(Figure scripts)
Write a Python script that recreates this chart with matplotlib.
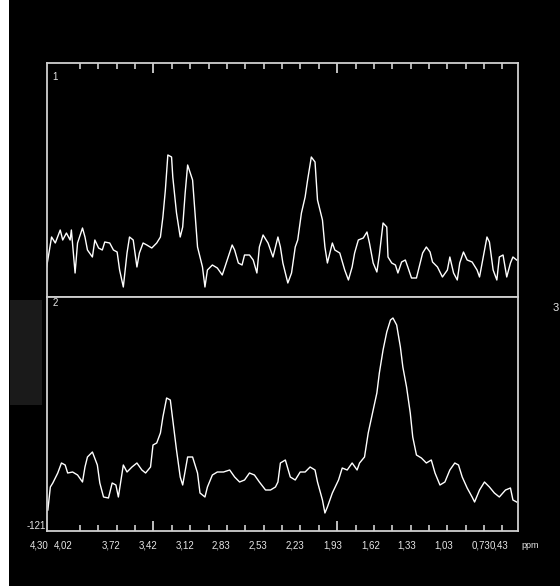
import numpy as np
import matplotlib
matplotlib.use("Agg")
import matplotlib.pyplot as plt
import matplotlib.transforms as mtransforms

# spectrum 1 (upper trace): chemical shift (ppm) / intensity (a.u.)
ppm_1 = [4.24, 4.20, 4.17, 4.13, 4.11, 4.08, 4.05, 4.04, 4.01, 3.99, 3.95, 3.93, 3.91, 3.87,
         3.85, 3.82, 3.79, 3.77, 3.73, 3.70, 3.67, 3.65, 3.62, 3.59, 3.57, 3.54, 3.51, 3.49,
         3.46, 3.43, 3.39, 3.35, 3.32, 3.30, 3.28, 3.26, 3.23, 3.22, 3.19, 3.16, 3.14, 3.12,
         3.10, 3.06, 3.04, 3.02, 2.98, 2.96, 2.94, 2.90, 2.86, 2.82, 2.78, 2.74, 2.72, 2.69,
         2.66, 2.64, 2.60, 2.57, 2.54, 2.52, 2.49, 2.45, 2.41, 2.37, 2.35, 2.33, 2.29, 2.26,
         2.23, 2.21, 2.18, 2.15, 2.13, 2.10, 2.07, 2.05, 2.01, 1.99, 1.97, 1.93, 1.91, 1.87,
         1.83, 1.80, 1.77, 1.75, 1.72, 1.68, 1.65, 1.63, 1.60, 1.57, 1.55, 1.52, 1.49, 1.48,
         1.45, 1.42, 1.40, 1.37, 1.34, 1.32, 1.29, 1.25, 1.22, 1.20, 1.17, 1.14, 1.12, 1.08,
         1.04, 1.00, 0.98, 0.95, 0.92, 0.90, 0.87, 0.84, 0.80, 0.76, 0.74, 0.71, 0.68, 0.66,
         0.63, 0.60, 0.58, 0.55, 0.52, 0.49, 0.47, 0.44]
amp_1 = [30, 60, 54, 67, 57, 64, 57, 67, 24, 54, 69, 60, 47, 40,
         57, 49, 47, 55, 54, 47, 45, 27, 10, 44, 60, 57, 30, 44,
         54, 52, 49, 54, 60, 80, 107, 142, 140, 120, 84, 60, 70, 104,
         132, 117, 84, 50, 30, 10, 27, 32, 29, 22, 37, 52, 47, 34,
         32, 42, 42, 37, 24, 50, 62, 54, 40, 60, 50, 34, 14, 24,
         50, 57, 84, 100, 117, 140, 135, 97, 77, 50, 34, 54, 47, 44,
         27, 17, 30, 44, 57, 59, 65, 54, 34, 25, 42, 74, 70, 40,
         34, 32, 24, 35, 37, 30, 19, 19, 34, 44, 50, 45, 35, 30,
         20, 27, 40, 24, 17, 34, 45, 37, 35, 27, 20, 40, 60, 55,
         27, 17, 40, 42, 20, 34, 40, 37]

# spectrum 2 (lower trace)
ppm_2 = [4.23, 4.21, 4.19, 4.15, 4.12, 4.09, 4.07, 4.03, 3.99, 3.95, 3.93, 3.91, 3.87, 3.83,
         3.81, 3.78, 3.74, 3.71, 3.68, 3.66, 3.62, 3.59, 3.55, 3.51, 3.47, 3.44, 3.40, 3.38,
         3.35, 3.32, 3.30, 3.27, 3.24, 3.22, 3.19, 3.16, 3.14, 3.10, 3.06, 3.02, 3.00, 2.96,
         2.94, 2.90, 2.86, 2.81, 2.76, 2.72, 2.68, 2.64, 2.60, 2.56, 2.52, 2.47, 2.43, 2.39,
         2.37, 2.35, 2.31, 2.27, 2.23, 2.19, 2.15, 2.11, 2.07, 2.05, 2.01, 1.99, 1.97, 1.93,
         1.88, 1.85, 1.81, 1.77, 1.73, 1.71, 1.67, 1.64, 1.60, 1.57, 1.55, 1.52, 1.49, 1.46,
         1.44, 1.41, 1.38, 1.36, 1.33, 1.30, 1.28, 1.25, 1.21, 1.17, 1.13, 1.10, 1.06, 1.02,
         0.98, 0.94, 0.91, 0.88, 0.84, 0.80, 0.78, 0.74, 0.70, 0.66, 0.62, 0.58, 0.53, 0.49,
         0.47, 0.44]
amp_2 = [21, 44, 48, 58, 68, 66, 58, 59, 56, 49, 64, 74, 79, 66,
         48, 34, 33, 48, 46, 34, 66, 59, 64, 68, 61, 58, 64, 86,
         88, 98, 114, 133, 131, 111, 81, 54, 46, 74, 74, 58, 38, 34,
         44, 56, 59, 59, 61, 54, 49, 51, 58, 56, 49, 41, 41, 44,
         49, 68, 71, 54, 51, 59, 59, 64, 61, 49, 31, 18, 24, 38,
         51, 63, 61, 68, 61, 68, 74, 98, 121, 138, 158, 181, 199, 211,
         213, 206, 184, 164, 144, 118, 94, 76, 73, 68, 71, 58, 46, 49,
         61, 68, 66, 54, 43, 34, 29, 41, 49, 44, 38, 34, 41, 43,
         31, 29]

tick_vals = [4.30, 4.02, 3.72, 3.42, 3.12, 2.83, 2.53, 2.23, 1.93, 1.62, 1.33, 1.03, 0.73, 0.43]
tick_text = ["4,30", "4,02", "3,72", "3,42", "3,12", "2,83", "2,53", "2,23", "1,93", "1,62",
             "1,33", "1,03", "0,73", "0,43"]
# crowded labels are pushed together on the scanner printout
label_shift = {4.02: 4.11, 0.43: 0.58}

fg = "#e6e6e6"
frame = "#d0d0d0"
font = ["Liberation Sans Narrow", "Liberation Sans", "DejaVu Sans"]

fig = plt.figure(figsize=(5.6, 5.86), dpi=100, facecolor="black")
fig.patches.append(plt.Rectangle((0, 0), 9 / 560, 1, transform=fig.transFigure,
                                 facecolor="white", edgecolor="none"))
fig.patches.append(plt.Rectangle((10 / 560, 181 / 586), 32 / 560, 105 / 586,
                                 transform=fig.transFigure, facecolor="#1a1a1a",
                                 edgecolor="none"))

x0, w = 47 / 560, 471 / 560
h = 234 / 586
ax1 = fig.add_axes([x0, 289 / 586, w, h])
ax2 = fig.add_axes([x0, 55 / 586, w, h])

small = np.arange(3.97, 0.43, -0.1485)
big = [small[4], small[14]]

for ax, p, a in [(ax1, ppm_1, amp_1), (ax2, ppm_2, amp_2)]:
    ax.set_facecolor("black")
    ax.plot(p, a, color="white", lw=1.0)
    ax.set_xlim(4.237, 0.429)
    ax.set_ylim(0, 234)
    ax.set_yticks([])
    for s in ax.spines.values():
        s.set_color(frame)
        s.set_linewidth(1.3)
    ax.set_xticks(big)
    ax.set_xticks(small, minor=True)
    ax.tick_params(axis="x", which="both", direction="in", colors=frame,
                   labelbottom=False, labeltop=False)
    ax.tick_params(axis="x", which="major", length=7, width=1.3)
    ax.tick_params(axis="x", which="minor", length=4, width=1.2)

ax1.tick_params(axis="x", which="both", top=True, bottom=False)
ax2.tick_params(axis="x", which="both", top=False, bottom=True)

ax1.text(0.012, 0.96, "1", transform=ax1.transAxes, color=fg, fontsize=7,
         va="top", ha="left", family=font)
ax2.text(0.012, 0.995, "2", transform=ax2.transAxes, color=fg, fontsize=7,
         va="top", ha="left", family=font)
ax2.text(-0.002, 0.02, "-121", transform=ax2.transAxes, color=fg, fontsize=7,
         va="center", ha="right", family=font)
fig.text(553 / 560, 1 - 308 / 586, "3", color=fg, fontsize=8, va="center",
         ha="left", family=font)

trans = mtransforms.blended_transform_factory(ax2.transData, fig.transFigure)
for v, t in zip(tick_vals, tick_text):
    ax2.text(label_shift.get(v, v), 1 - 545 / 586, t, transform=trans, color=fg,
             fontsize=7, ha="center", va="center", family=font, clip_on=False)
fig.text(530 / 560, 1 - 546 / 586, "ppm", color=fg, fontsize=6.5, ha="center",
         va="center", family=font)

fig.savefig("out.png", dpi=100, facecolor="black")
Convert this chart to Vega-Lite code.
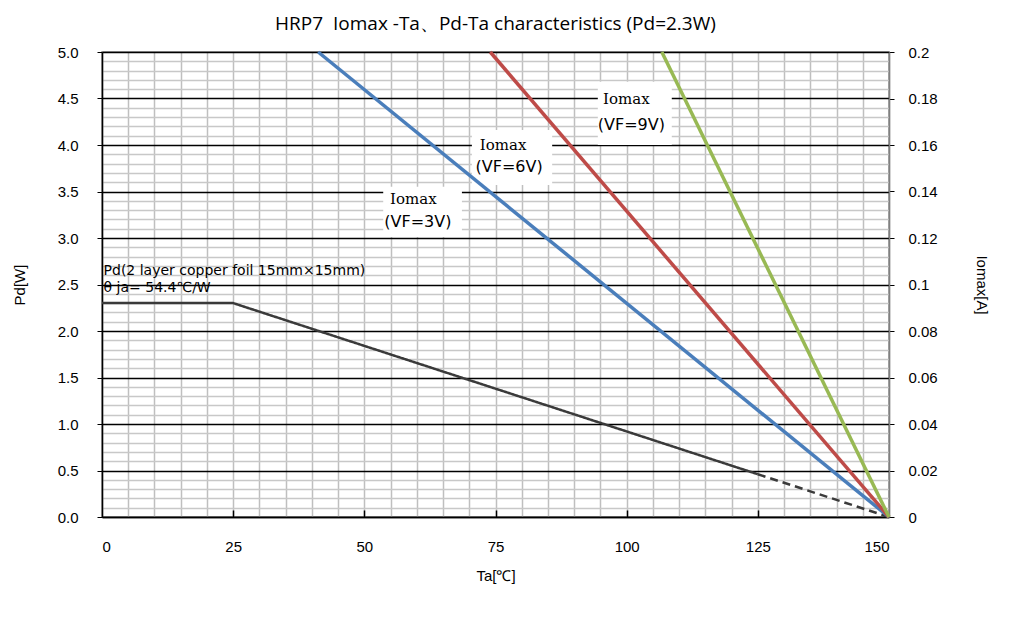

Challenge:
Please return, exactly as written, the lines from the first line of the records above through the line containing "import matplotlib.transforms as mtransforms", both included, leaving out any pictures.

Solution:
Write a Python script that recreates this chart with matplotlib.
import numpy as np
import matplotlib
matplotlib.use("Agg")
import matplotlib.pyplot as plt
import matplotlib.transforms as mtransforms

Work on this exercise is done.